Joshua Nelson (Jan 18 2021 at 23:02, on Zulip):

and then get and get_mut load it lazily

Joshua Nelson (Jan 18 2021 at 23:02, on Zulip):

that does require get to take &mut self though

Joshua Nelson (Jan 18 2021 at 23:02, on Zulip):

or to do RefCell dances

Joshua Nelson (Jan 18 2021 at 23:17, on Zulip):

hmm, running vfs.iter() requires all the files to be loaded eagerly so RA can tell whether they exist or not

Joshua Nelson (Jan 18 2021 at 23:17, on Zulip):

why does .iter() need to skip deleted files? I see it's only used by FileSetConfig::partition

Joshua Nelson (Jan 18 2021 at 23:21, on Zulip):

wow your test suite runs fast

Joshua Nelson (Jan 18 2021 at 23:21, on Zulip):

this is super impressive

Joshua Nelson (Jan 18 2021 at 23:23, on Zulip):

wish me luck :laughing:

diff --git a/crates/vfs/src/lib.rs b/crates/vfs/src/lib.rs
index f84b9a7b5..d85288780 100644
--- a/crates/vfs/src/lib.rs
+++ b/crates/vfs/src/lib.rs
@@ -153,7 +153,7 @@ impl Vfs {
     pub fn iter(&self) -> impl Iterator<Item = (FileId, &VfsPath)> + '_ {
         (0..self.data.len())
             .map(|it| FileId(it as u32))
-            .filter(move |&file_id| self.get(file_id).exists())
+            //.filter(move |&file_id| self.get(file_id).exists())
             .map(move |file_id| {
                 let path = self.interner.lookup(file_id);
                 (file_id, path)
Joshua Nelson (Jan 18 2021 at 23:25, on Zulip):

oh hmm it actually passes the test suite with that change ??

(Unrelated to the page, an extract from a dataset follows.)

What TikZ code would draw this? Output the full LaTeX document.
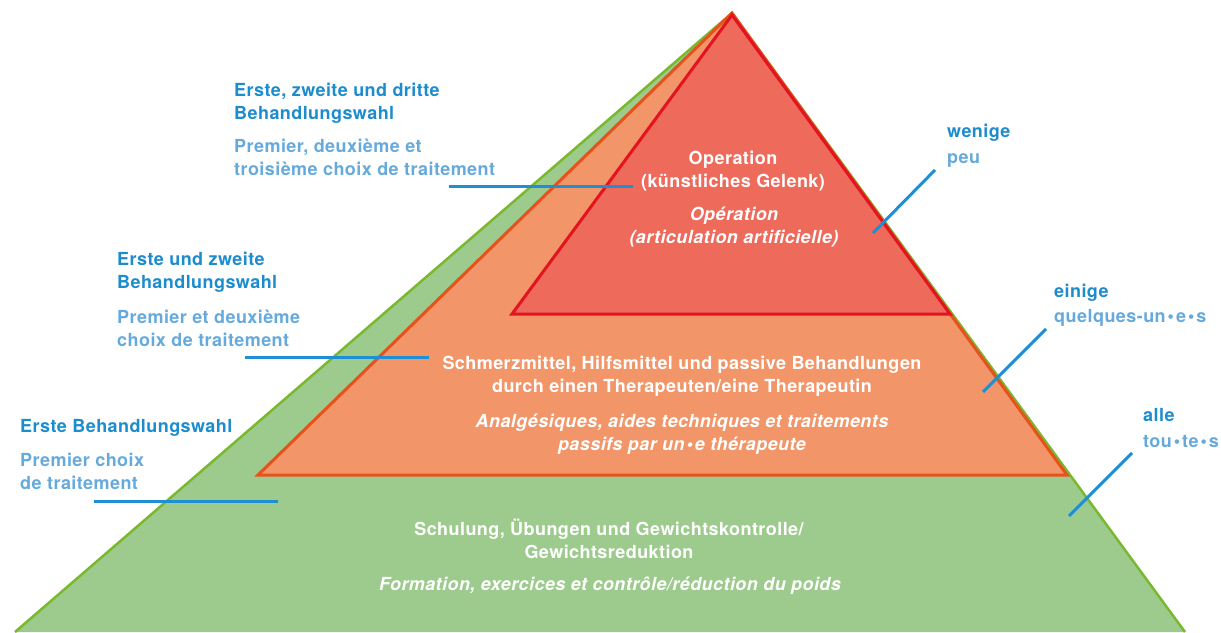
\documentclass[tikz,border=0pt]{standalone}
\usepackage{fontspec}
\setmainfont{TeX Gyre Heros}[LetterSpace=2.4]
\definecolor{gfill}{HTML}{9DCB8D}
\definecolor{gline}{HTML}{7AB82E}
\definecolor{ofill}{HTML}{F29568}
\definecolor{oline}{HTML}{E6521C}
\definecolor{rfill}{HTML}{EE6A5B}
\definecolor{rline}{HTML}{E3141F}
\definecolor{dblue}{HTML}{1D8CCC}
\definecolor{lblue}{HTML}{66AADC}
\definecolor{cblue}{HTML}{1F8ED2}
\newcommand{\gdot}{\kern2pt•\kern2pt}
\begin{document}
\begin{tikzpicture}[x=1pt,y=-1pt,
  lab/.style={inner sep=0pt, align=left, anchor=base west,
    font=\fontsize{18}{23}\selectfont\bfseries},
  de/.style={lab, text=dblue},
  fr/.style={lab, text=lblue},
  inner/.style={inner sep=0pt, align=center, anchor=base, text=white,
    font=\fontsize{18}{23}\selectfont\bfseries},
  inneri/.style={inner, font=\fontsize{18}{23}\selectfont\bfseries\itshape},
  conn/.style={draw=cblue, line width=3pt}]
\useasboundingbox (0,0) rectangle (1221,632);
% pyramid layers
\coordinate (apex) at (732,13);
\coordinate (gl) at (15,632);
\coordinate (gr) at (1185,632);
\fill[gfill] (apex) -- (gl) -- (gr) -- cycle;
\draw[gline, line width=2.5pt] (gl) -- (apex) -- (gr);
\coordinate (ol) at (258,475);
\coordinate (or) at (1067,475);
\filldraw[fill=ofill, draw=oline, line width=3pt] (apex) -- (ol) -- (or) -- cycle;
\coordinate (rapex) at (732,15);
\coordinate (rl) at (512,314);
\coordinate (rr) at (950,314);
\filldraw[fill=rfill, draw=rline, line width=3pt] (rapex) -- (rl) -- (rr) -- cycle;
% inner texts (base = baseline of the last line)
\node[inner] (c1de) at (733,187) {Operation\\(künstliches Gelenk)};
\node[inneri] (c1fr) at (734,243) {Opération\\(articulation artificielle)};
\node[inner] (c2de) at (682,392) {Schmerzmittel, Hilfsmittel und passive Behandlungen\\durch einen Therapeuten/eine Therapeutin};
\node[inneri] (c2fr) at (682,450) {Analgésiques, aides techniques et traitements\\passifs par un\gdot e thérapeute};
\node[inner] (c3de) at (609,558) {Schulung, Übungen und Gewichtskontrolle/\\Gewichtsreduktion};
\node[inneri] (c3fr) at (610,590) {Formation, exercices et contrôle/réduction du poids};
% left labels
\node[de] (l1de) at (234,119) {Erste, zweite und dritte\\Behandlungswahl};
\node[fr] (l1fr) at (234,175) {Premier, deuxième et\\troisième choix de traitement};
\node[de] (l2de) at (117,288) {Erste und zweite\\Behandlungswahl};
\node[fr] (l2fr) at (117,346) {Premier et deuxième\\choix de traitement};
\node[de] (l3de) at (20,432) {Erste Behandlungswahl};
\node[fr] (l3fr) at (20,489) {Premier choix\\de traitement};
% right labels
\node[de] (r1de) at (947,137) {wenige};
\node[fr] (r1fr) at (947,163) {peu};
\node[de] (r2de) at (1054,297) {einige};
\node[fr] (r2fr) at (1054,322) {quelques-un\gdot e\gdot s};
\node[de] (r3de) at (1143,421) {alle};
\node[fr] (r3fr) at (1143,447) {tou\gdot te\gdot s};
% connectors
\coordinate (a1) at (449,186); \coordinate (b1) at (633,186);
\coordinate (a2) at (245,357); \coordinate (b2) at (429,357);
\coordinate (a3) at (94,501);  \coordinate (b3) at (278,501);
\coordinate (p1) at (935,170); \coordinate (q1) at (873,233);
\coordinate (p2) at (1046,329); \coordinate (q2) at (983,392);
\coordinate (p3) at (1132,453); \coordinate (q3) at (1069,516);
\draw[conn] (a1) -- (b1);
\draw[conn] (a2) -- (b2);
\draw[conn] (a3) -- (b3);
\draw[conn] (p1) -- (q1);
\draw[conn] (p2) -- (q2);
\draw[conn] (p3) -- (q3);
\end{tikzpicture}
\end{document}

Joshua Nelson (Jan 18 2021 at 23:25, on Zulip):

now I'm even more confused

Joshua Nelson (Jan 18 2021 at 23:30, on Zulip):

ok so I have another question: file_id also filters for deleted files. But files can be deleted at any time, right? So doesn't the caller still need to handle the case where the file was deleted after calling file_id?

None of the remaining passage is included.